Exercise details
Beneath this line are entries. Copy the range from the line with "Convert this chart to matplotlib code." to the line with "black_end = 34.8", ends included, exactly; leave pictures out.
BEGIN Provided records
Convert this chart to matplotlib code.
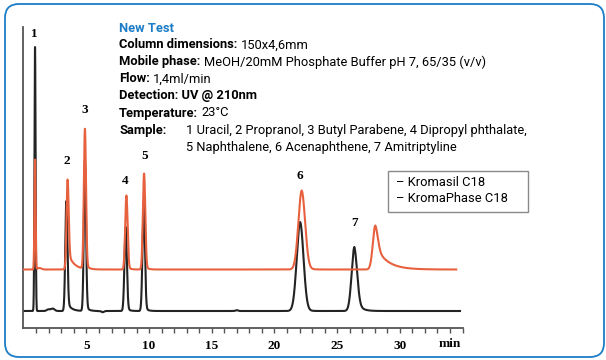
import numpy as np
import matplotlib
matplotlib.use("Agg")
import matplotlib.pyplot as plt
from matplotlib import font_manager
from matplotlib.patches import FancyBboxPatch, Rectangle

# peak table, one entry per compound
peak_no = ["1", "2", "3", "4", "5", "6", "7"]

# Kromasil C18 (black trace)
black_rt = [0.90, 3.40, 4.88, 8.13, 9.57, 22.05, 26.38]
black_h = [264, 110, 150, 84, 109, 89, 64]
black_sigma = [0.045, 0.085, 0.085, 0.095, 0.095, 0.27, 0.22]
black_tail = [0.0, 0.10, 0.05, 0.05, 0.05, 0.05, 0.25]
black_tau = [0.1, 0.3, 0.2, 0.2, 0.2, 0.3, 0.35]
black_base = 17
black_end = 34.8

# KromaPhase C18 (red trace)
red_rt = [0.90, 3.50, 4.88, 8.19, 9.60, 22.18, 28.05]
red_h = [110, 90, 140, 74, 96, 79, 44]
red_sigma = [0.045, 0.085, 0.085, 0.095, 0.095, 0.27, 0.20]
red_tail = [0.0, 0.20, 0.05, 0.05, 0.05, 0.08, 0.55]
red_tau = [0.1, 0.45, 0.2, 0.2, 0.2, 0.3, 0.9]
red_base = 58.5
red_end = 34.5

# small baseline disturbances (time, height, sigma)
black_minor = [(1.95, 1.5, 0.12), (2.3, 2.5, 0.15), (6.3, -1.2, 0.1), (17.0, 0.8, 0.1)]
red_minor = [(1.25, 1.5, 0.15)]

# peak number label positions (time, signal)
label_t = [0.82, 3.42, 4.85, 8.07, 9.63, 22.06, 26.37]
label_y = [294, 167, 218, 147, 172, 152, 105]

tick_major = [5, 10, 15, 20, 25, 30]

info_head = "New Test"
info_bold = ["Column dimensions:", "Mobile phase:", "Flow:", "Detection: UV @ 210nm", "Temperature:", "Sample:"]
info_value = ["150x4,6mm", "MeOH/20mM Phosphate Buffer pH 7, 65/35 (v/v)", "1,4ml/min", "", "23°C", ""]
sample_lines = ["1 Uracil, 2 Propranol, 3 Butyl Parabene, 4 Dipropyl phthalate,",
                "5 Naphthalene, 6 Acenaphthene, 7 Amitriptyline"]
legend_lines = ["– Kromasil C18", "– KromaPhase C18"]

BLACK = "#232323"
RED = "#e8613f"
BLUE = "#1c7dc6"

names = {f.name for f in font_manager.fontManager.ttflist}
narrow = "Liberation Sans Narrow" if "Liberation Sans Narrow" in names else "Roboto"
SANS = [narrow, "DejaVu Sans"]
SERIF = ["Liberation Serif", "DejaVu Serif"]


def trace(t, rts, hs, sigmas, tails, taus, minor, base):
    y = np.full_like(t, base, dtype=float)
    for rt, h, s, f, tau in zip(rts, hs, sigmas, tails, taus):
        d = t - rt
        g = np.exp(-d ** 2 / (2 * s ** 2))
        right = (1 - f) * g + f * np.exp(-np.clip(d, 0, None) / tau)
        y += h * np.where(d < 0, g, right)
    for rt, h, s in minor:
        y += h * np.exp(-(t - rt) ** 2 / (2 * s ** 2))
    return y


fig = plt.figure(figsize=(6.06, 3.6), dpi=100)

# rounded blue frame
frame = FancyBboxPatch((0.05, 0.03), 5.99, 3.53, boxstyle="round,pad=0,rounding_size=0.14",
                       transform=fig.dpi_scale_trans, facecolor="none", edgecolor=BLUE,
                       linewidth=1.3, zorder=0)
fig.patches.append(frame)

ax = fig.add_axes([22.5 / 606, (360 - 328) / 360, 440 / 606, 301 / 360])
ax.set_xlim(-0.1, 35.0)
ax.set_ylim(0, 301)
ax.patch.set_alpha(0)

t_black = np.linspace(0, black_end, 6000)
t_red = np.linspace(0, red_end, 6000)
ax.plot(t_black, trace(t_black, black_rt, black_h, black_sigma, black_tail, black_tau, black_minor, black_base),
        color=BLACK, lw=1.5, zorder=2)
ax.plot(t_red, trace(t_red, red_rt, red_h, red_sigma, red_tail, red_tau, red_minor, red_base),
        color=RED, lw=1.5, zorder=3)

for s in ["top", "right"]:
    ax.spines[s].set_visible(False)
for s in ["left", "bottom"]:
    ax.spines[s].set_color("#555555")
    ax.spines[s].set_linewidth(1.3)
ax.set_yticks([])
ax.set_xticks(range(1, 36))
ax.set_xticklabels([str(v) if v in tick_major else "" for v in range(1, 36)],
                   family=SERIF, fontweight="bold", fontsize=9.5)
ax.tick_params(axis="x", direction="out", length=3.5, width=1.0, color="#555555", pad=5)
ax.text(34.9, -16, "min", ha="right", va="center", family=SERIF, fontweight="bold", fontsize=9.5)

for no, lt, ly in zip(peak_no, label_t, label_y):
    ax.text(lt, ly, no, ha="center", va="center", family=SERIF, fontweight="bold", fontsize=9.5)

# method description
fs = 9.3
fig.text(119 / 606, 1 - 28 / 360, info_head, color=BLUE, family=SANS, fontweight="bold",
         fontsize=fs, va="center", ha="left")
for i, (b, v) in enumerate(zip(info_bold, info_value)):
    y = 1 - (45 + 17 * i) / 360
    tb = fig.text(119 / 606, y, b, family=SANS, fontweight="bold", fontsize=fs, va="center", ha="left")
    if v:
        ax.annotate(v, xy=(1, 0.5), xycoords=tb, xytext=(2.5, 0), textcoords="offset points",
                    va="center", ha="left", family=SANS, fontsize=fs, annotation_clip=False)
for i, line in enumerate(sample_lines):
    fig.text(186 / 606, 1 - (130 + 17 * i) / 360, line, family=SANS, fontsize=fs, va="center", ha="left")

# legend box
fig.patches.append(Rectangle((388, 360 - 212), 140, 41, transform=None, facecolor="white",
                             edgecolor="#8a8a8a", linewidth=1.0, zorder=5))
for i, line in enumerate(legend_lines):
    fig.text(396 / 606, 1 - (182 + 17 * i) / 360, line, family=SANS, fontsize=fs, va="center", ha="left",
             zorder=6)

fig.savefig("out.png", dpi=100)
END Provided records
BEGIN Provided records
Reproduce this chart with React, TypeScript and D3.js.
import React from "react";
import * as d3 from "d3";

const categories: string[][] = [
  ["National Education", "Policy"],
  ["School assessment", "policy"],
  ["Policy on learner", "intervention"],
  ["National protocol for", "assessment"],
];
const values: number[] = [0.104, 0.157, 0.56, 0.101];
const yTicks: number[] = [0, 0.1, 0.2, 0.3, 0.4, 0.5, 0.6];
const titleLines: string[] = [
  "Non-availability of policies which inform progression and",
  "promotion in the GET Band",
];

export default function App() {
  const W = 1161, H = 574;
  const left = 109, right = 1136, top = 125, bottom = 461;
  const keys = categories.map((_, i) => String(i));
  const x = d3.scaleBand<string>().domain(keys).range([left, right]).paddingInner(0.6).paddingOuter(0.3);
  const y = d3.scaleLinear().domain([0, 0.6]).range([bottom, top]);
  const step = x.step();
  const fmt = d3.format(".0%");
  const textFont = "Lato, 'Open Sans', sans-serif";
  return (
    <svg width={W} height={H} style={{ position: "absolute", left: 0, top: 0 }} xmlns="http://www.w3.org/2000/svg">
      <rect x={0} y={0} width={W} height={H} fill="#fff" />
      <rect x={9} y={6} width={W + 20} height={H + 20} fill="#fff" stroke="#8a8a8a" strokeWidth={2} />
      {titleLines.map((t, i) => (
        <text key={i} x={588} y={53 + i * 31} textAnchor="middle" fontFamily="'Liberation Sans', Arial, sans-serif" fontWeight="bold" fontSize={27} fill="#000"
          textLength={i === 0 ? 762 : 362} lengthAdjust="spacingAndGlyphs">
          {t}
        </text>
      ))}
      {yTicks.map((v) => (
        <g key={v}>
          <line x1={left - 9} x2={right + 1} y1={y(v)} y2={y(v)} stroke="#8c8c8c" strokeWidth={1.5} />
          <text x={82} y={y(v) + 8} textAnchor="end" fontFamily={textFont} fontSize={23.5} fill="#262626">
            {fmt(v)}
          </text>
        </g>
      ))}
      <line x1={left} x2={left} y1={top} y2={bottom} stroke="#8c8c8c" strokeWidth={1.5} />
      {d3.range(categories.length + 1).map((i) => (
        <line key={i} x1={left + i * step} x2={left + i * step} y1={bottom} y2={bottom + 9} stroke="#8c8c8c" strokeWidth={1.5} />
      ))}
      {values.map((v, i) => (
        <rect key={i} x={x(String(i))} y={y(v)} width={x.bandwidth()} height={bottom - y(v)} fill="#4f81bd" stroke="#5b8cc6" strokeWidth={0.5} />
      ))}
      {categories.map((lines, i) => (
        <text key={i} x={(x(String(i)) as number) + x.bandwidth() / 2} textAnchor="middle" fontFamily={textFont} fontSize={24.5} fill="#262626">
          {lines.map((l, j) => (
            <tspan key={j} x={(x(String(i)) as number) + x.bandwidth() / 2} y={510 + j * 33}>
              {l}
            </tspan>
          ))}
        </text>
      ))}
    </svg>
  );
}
END Provided records
Complete answer
Convert this chart to matplotlib code.
import numpy as np
import matplotlib
matplotlib.use("Agg")
import matplotlib.pyplot as plt
from matplotlib import font_manager
from matplotlib.patches import FancyBboxPatch, Rectangle

# peak table, one entry per compound
peak_no = ["1", "2", "3", "4", "5", "6", "7"]

# Kromasil C18 (black trace)
black_rt = [0.90, 3.40, 4.88, 8.13, 9.57, 22.05, 26.38]
black_h = [264, 110, 150, 84, 109, 89, 64]
black_sigma = [0.045, 0.085, 0.085, 0.095, 0.095, 0.27, 0.22]
black_tail = [0.0, 0.10, 0.05, 0.05, 0.05, 0.05, 0.25]
black_tau = [0.1, 0.3, 0.2, 0.2, 0.2, 0.3, 0.35]
black_base = 17
black_end = 34.8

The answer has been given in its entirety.